When the user is asked to perform another authentication for that service, Privacy Pass creates a pass from an unspent token and sends that instead, giving the user quicker and easier access to the service.
"Since the blind is randomly generated by the client and never seen by the service, we ensure that the service cannot link a token that was signed to an unblinded token that is redeemed later," Davidson wrote in a Medium post explaining the concept.
Davidson described the protocol as follows:
A VOPRF protocol allows a server with key x and a user with input y to evaluate F_x(y) for some PRF F, without the user learning x and the server learning y. This is the oblivious aspect of the construction. The verifiable aspect allows the user to verify that what is returned by the server is a valid pseudorandom output from the PRF. That is, to prevent the server from returning some input that is potentially not random.
In the Privacy Pass protocol, a user will present y along with F_x(y), and a service with x can verify that the user has received a valid F_x(y) in the past.
As well as blinding, the team also introduced verifiable key consistency to ensure users couldn't be identified.
It uses a batched non-interactive, zero-knowledge proof that allows the service to prove that all clients are served outputs from the VOPRF using the same key x.
This is crucial as services that could use unique key pairs would be able to link future pass redemptions by analysing the key pairs used to compute the VOPRF protocol.
Davidson told The Reg that the tokens don't encode any data about the user or when it was generated to protect anonymity, but acknowledged that this did make trading signed tokens possible.
"But we can avert this becoming too much of an issue by using regular key rotation on the server-side," he said. "In the future, we may explore ways of encoding some data in the token to prevent this, without giving away any details about the user."
An alternative to cookies?
Davidson said that, because Privacy Pass is agnostic to the authentication mechanism used, it can be built on top of existing frameworks.
"For example, we envisage that it could be used as an alternative method for signing into services without having to use authenticators that do not preserve privacy, such as cookies."
This was particularly welcomed by privacy campaigners. "Cookie tracking is all too common, so methods to remove the need for it are a great idea," said Open Rights Group director Jim Killock.
Killock added that it could have implications for age verification services. These are coming under the spotlight in the UK as the Digital Economy Act requires all porn sites to verify the age of users – bringing with it concerns over privacy and data security.
Pandora/Blake, porn-maker and civil liberties campaigner, echoed this hope.
"Privacy Pass doesn't currently include a protocol for handling age verification itself, but if age verification services used this sort of zero knowledge proof then it would dramatically increase user privacy," they said.
"If Privacy Pass does what it says it does, it indicates that anonymous authentication is possible, and that age verification providers have no excuse for creating protocols that needlessly see and retain user data, with potential harmful consequences for privacy."
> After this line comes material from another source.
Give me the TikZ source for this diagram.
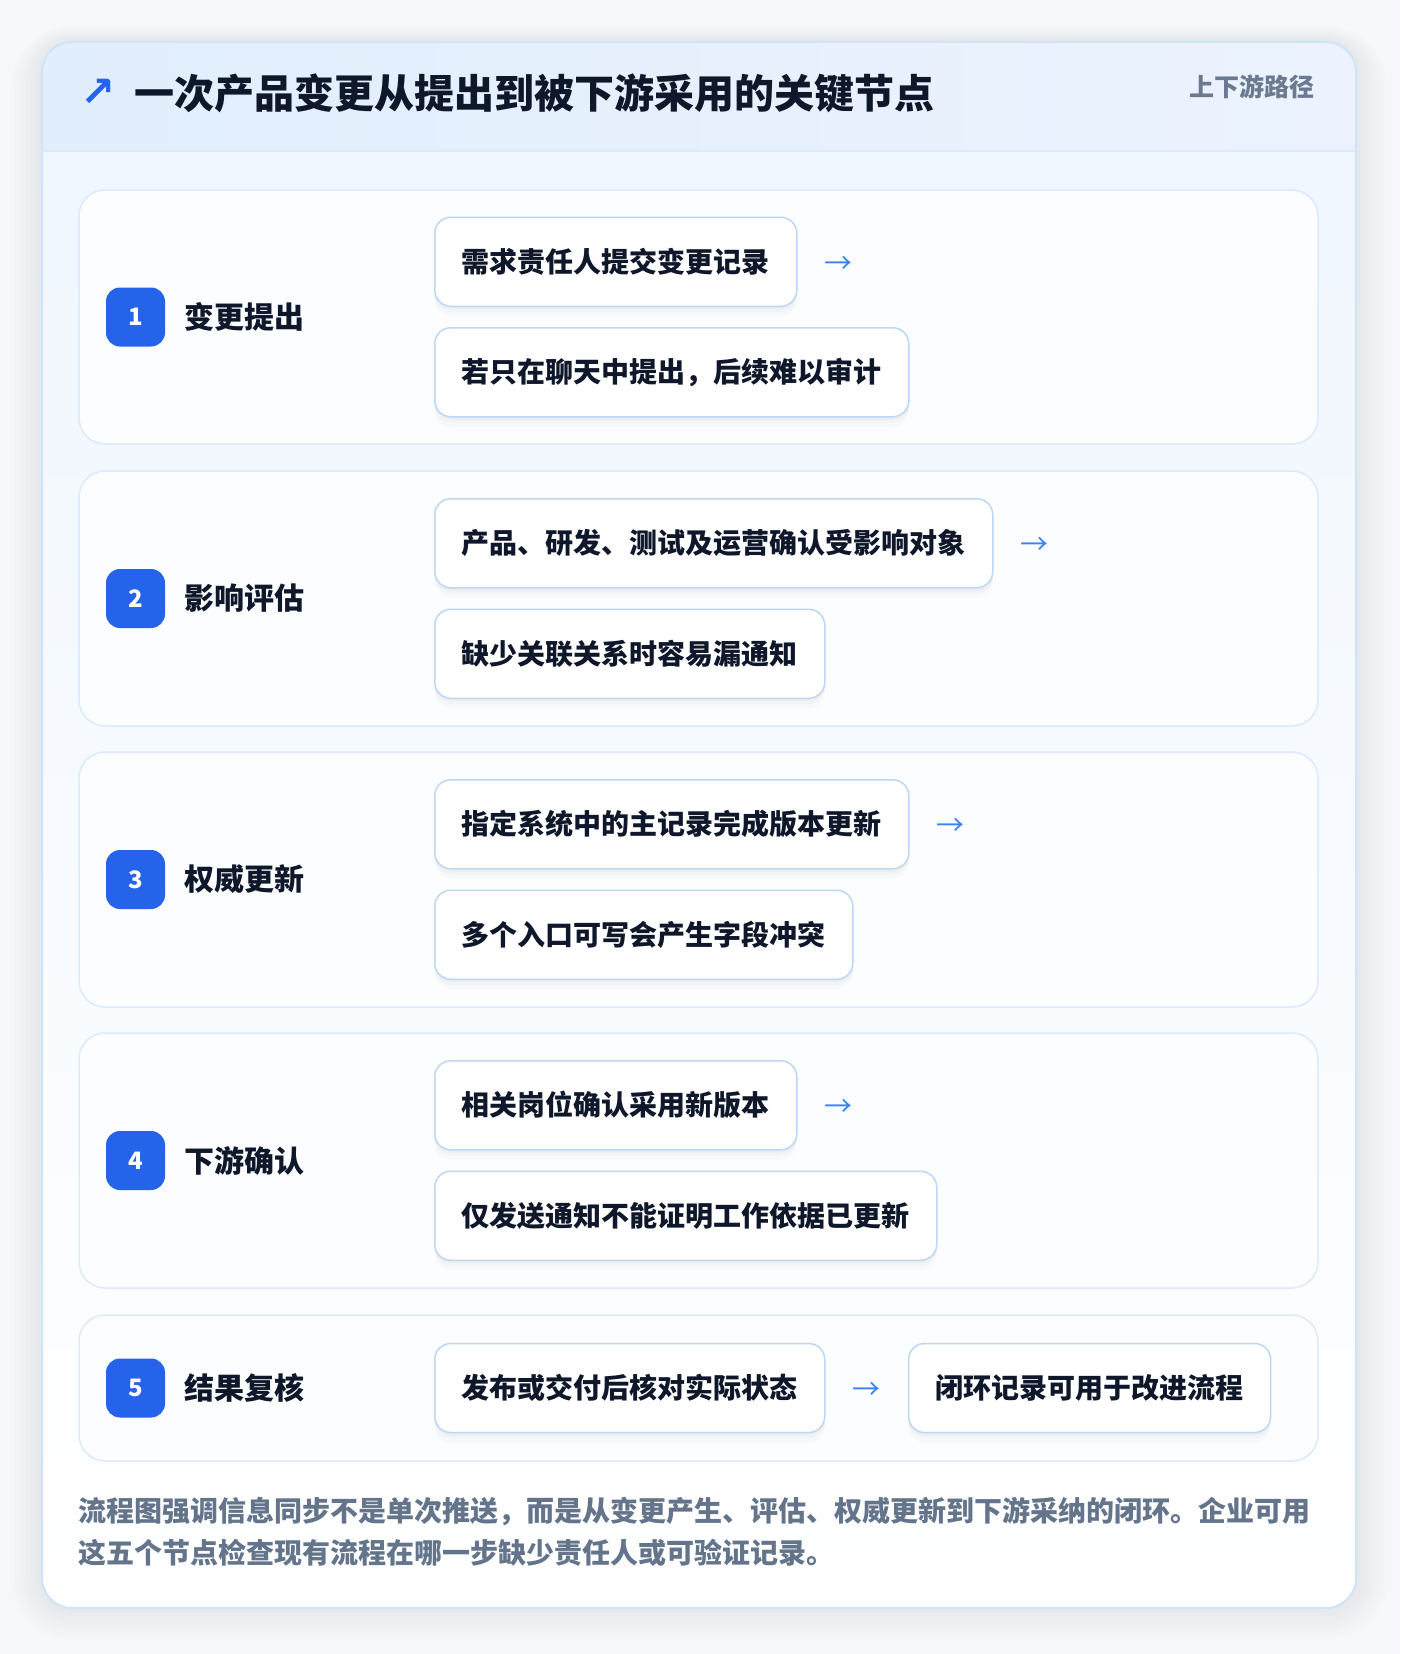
\documentclass[tikz,border=0pt]{standalone}
\usepackage{fontspec}
\setmainfont{Noto Sans CJK SC}
\newfontfamily\symfont{DejaVu Sans}
\usetikzlibrary{positioning, shadows}

\definecolor{pagebg}{HTML}{F6F8FB}
\definecolor{cardline}{HTML}{CFE4F8}
\definecolor{headleft}{HTML}{E1EEFC}
\definecolor{headright}{HTML}{ECF3FE}
\definecolor{bodytop}{HTML}{EFF6FE}
\definecolor{stepline}{HTML}{DBEAFE}
\definecolor{stepfill}{HTML}{FBFDFF}
\definecolor{boxline}{HTML}{BDD7F6}
\definecolor{badgeblue}{HTML}{2563EB}
\definecolor{arrowblue}{HTML}{3B82F6}
\definecolor{ink}{HTML}{0F172A}
\definecolor{taggray}{HTML}{6B7A90}
\definecolor{notegray}{HTML}{64748B}

\tikzset{
  stepcard/.style={draw=stepline, line width=1.5pt, fill=stepfill, rounded corners=26pt},
  badge/.style={fill=badgeblue, text=white, rounded corners=14pt, minimum size=59pt,
    inner sep=0pt, font=\fontsize{24}{24}\selectfont\bfseries},
  steplabel/.style={text=ink, inner sep=0pt, font=\fontsize{30}{30}\selectfont\bfseries},
  itembox/.style={draw=boxline, line width=1.5pt, fill=white, rounded corners=16pt,
    minimum height=89pt, inner xsep=27pt, inner ysep=0pt, text=ink,
    font=\fontsize{28}{28}\selectfont\bfseries,
    general shadow={fill=black, opacity=0.025, shadow yshift=-3pt},
    general shadow={fill=black, opacity=0.02, shadow yshift=-6pt},
    general shadow={fill=black, opacity=0.015, shadow yshift=-10pt}},
  flowarrow/.style={text=arrowblue, inner sep=0pt, yshift=-3pt, font=\fontsize{28}{28}\selectfont},
}

\begin{document}
\begin{tikzpicture}[x=1pt, y=-1pt]
    \useasboundingbox (0,0) rectangle (1400,1654);
    \fill[pagebg] (0,0) rectangle (1400,1654);

    % soft shadow of the outer card
    \foreach \s in {4,8,...,32}
        \fill[black, opacity=0.008, rounded corners=30pt+\s]
          (42-\s,42-\s/2) rectangle (1356+\s,1608+\s);

    % outer card with header band
    \shade[top color=bodytop, bottom color=white, rounded corners=30pt] (42,42) rectangle (1356,1608);
    \begin{scope}
        \clip[rounded corners=30pt] (42,42) rectangle (1356,1608);
        \shade[left color=headleft, right color=headright] (42,42) rectangle (1356,151);
    \end{scope}
    \draw[stepline, line width=1.5pt] (42,151) -- (1356,151);
    \draw[cardline, line width=2pt, rounded corners=30pt] (42,42) rectangle (1356,1608);

    \node[text=badgeblue, inner sep=0pt, font=\symfont\fontsize{42}{42}\selectfont\bfseries] (titlearrow) at (98,93) {↗};
    \node[anchor=west, inner sep=0pt, text=ink, font=\fontsize{40}{40}\selectfont\bfseries] (title) at (134,93)
      {一次产品变更从提出到被下游采用的关键节点};
    \node[anchor=east, inner sep=0pt, text=taggray, font=\fontsize{25}{25}\selectfont\bfseries] (tag) at (1315,87)
      {上下游路径};

    % Step 1
    \draw[stepcard] (79,190) rectangle (1318,444);
    \node[badge] (badge1) at (135.5,317) {1};
    \node[steplabel, right=19pt of badge1] (label1) {变更提出};
    \node[itembox, anchor=south west] (item1a) at (434,307) {需求责任人提交变更记录};
    \node[flowarrow, right=27pt of item1a] (arrow1) {→};
    \node[itembox, below=20pt of item1a.south west, anchor=north west] (item1b) {若只在聊天中提出，后续难以审计};

    % Step 2
    \draw[stepcard] (79,471) rectangle (1318,726);
    \node[badge] (badge2) at (135.5,598.5) {2};
    \node[steplabel, right=19pt of badge2] (label2) {影响评估};
    \node[itembox, anchor=south west] (item2a) at (434,588.5) {产品、研发、测试及运营确认受影响对象};
    \node[flowarrow, right=27pt of item2a] (arrow2) {→};
    \node[itembox, below=20pt of item2a.south west, anchor=north west] (item2b) {缺少关联关系时容易漏通知};

    % Step 3
    \draw[stepcard] (79,752) rectangle (1318,1007);
    \node[badge] (badge3) at (135.5,879.5) {3};
    \node[steplabel, right=19pt of badge3] (label3) {权威更新};
    \node[itembox, anchor=south west] (item3a) at (434,869.5) {指定系统中的主记录完成版本更新};
    \node[flowarrow, right=27pt of item3a] (arrow3) {→};
    \node[itembox, below=20pt of item3a.south west, anchor=north west] (item3b) {多个入口可写会产生字段冲突};

    % Step 4
    \draw[stepcard] (79,1033) rectangle (1318,1288);
    \node[badge] (badge4) at (135.5,1160.5) {4};
    \node[steplabel, right=19pt of badge4] (label4) {下游确认};
    \node[itembox, anchor=south west] (item4a) at (434,1150.5) {相关岗位确认采用新版本};
    \node[flowarrow, right=27pt of item4a] (arrow4) {→};
    \node[itembox, below=20pt of item4a.south west, anchor=north west] (item4b) {仅发送通知不能证明工作依据已更新};

    % Step 5 - single row
    \draw[stepcard] (79,1315) rectangle (1318,1461);
    \node[badge] (badge5) at (135.5,1388) {5};
    \node[steplabel, right=19pt of badge5] (label5) {结果复核};
    \node[itembox, anchor=west] (item5a) at (434,1388) {发布或交付后核对实际状态};
    \node[flowarrow, right=27pt of item5a] (arrow5) {→};
    \node[itembox, anchor=west] (item5b) at ([xshift=27pt]arrow5.east |- item5a.east) {闭环记录可用于改进流程};

    % closing note
    \node[anchor=north west, align=left, inner sep=0pt, text=notegray,
      font=\fontsize{28}{42}\selectfont\bfseries] (note) at (78,1497)
      {流程图强调信息同步不是单次推送，而是从变更产生、评估、权威更新到下游采纳的闭环。企业可用\\
       这五个节点检查现有流程在哪一步缺少责任人或可验证记录。};
\end{tikzpicture}
\end{document}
Experts have also welcomed the tech, with Alan Woodward, a security professor at the University of Surrey, saying that – although there are other ways of solving the problem – this was an "elegant" solution.
Software engineer Alec Muffet described it as "an awesome technology" but added: "We need to think about potential applications where it's not just proving to the infrastructure/operators that you have a right to be there, but instead using it in a space with third, and fourth, parties."
For its part, the Privacy Pass team has said that it views the protocol and extension as still being in beta, and it's looking for new partners and support from the developer community – the code for the extension and a compatible server implementation are both open source. ®